Imagine I.B. Singer's Elders of Chelm reassembled to issue yet another of their improbable edicts: No story about the Holocaust shall or shall not be written. The story has been exhausted by the Jewish inscription compulsion or the story has not been exhausted because it cannot be inscribed. Either way, it remains inadequately unrecorded and so the writing must continue. The Elders left undecided the fate of post-post-Holocaust fabulist (and Voice contributor) Joshua Cohen. He so precisely transcribed the very substance of the edict that they simply closed the books on him.
photo: Ahron Weiner
Cohen: Everything is confusing
By Joshua Cohen
Twisted Spoon Press, 193 pp., $14
Cohen's slender tales begin with a book big enough to hold them 30,000 times over: 6 million blank pages, "pure, virgin white, like the snow around Auschwitz." If this sounds maudlin, it is.
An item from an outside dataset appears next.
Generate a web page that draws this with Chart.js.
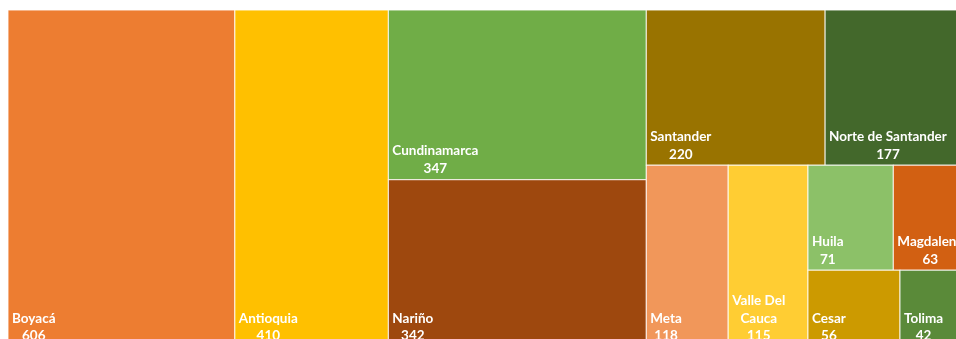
<!DOCTYPE html>
<html>
<head>
<meta charset="utf-8">
<script src="https://cdn.jsdelivr.net/npm/chart.js@4/dist/chart.umd.min.js"></script>
<style>
  html, body { margin: 0; padding: 0; background: #ffffff; }
  #wrap { width: 956px; height: 339px; overflow: hidden; }
</style>
</head>
<body>
<div id="wrap"><canvas id="c" width="956" height="339"></canvas></div>
<script>
// ---- data ----
const categories = ['Boyacá', 'Antioquia', 'Cundinamarca', 'Nariño', 'Santander', 'Norte de Santander',
                    'Meta', 'Valle Del Cauca', 'Huila', 'Magdalena', 'Cesar', 'Tolima'];
const values = [606, 410, 347, 342, 220, 177, 118, 115, 71, 63, 56, 42];
const colors = ['#ED7D31', '#FFC000', '#70AD47', '#9E480E', '#997300', '#43682B',
                '#F1975A', '#FFCD33', '#8CC168', '#D26012', '#CC9A00', '#5A8A39'];

// squarified layout (strip accepted only when it clearly improves aspect ratio)
const IMPROVE = 1.4;
function worst(areas, side) {
  const s = areas.reduce((a, b) => a + b, 0);
  const t = s / side;
  let w = 0;
  for (const a of areas) {
    const l = a / t;
    w = Math.max(w, t / l, l / t);
  }
  return w;
}
function squarify(vals, rect) {
  const total = vals.reduce((a, b) => a + b, 0);
  const k = (rect.w * rect.h) / total;
  const areas = vals.map(v => v * k);
  const out = [];
  let r = { ...rect };
  let i = 0;
  while (i < areas.length) {
    const side = Math.min(r.w, r.h);
    let row = [areas[i]];
    let cur = worst(row, side);
    let j = i + 1;
    while (j < areas.length) {
      const cand = row.concat([areas[j]]);
      const nw = worst(cand, side);
      if (cur / nw > IMPROVE) { row = cand; cur = nw; j++; } else break;
    }
    const s = row.reduce((a, b) => a + b, 0);
    if (r.w >= r.h) {
      const t = s / r.h;
      let y = r.y;
      row.forEach((a, n) => { const h = a / t; out[i + n] = { x: r.x, y, w: t, h }; y += h; });
      r = { x: r.x + t, y: r.y, w: r.w - t, h: r.h };
    } else {
      const t = s / r.w;
      let x = r.x;
      row.forEach((a, n) => { const w = a / t; out[i + n] = { x, y: r.y, w, h: t }; x += w; });
      r = { x: r.x, y: r.y + t, w: r.w, h: r.h - t };
    }
    i = j;
  }
  return out;
}

function wrapText(ctx, text, maxW) {
  const words = text.split(' ');
  const lines = [];
  let line = '';
  for (const w of words) {
    const test = line ? line + ' ' + w : w;
    if (line && ctx.measureText(test).width > maxW) { lines.push(line); line = w; }
    else line = test;
  }
  if (line) lines.push(line);
  return lines;
}

const treemapPlugin = {
  id: 'treemap',
  afterDatasetsDraw(chart) {
    const ctx = chart.ctx;
    const xs = chart.scales.x, ys = chart.scales.y;
    const L = xs.getPixelForValue(0), R = xs.getPixelForValue(1);
    const T = ys.getPixelForValue(0), B = ys.getPixelForValue(1);
    const rects = squarify(values, { x: L, y: T, w: R - L, h: B - T });
    ctx.save();
    rects.forEach((r, i) => {
      ctx.fillStyle = colors[i];
      ctx.fillRect(r.x, r.y, r.w, r.h);
      ctx.strokeStyle = 'rgba(255,255,255,0.85)';
      ctx.lineWidth = 1;
      ctx.strokeRect(r.x, r.y, r.w, r.h);
    });
    ctx.font = 'bold 13.5px Lato';
    ctx.fillStyle = '#ffffff';
    ctx.textAlign = 'center';
    ctx.textBaseline = 'middle';
    const lh = 17.6;
    rects.forEach((r, i) => {
      const lines = wrapText(ctx, categories[i], r.w - 8).concat([String(values[i])]);
      const bw = Math.max(...lines.map(l => ctx.measureText(l).width));
      const cx = r.x + 4 + bw / 2;
      const n = lines.length;
      lines.forEach((l, k) => {
        ctx.fillText(l, cx, r.y + r.h - 11 - (n - 1 - k) * lh);
      });
    });
    ctx.restore();
  }
};

// treemap spans [0,1] x [0,1]; view shows a crop of it
const TW = 961, TH = 337;
new Chart(document.getElementById('c'), {
  type: 'scatter',
  data: { datasets: [{ data: [], pointRadius: 0 }] },
  options: {
    responsive: false,
    animation: false,
    devicePixelRatio: 1,
    layout: { padding: 0 },
    plugins: { legend: { display: false }, tooltip: { enabled: false } },
    scales: {
      x: { type: 'linear', display: false, min: -8 / TW, max: 948 / TW },
      y: { type: 'linear', display: false, reverse: true, min: -10 / TH, max: 329 / TH }
    }
  },
  plugins: [treemapPlugin]
});
</script>
</body>
</html>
The blasphemous Hegelian synthesis Cohen's continually undertaking puts the balm of his irrepressible lyricism on the ancestral wound. It's difficult, as the writer-narrators often admit, not to pile on the prose bandages too thick. "This is not Anne being Frank," one writes about the sacred blank book. This is not the artless hand of the witness, but rather that of the crafty successor, with the burden of bearing only secondhand anguish. Our fathers have told us too much, or not enough at all. Either way, the stories pile up, all too lovely swaths of them.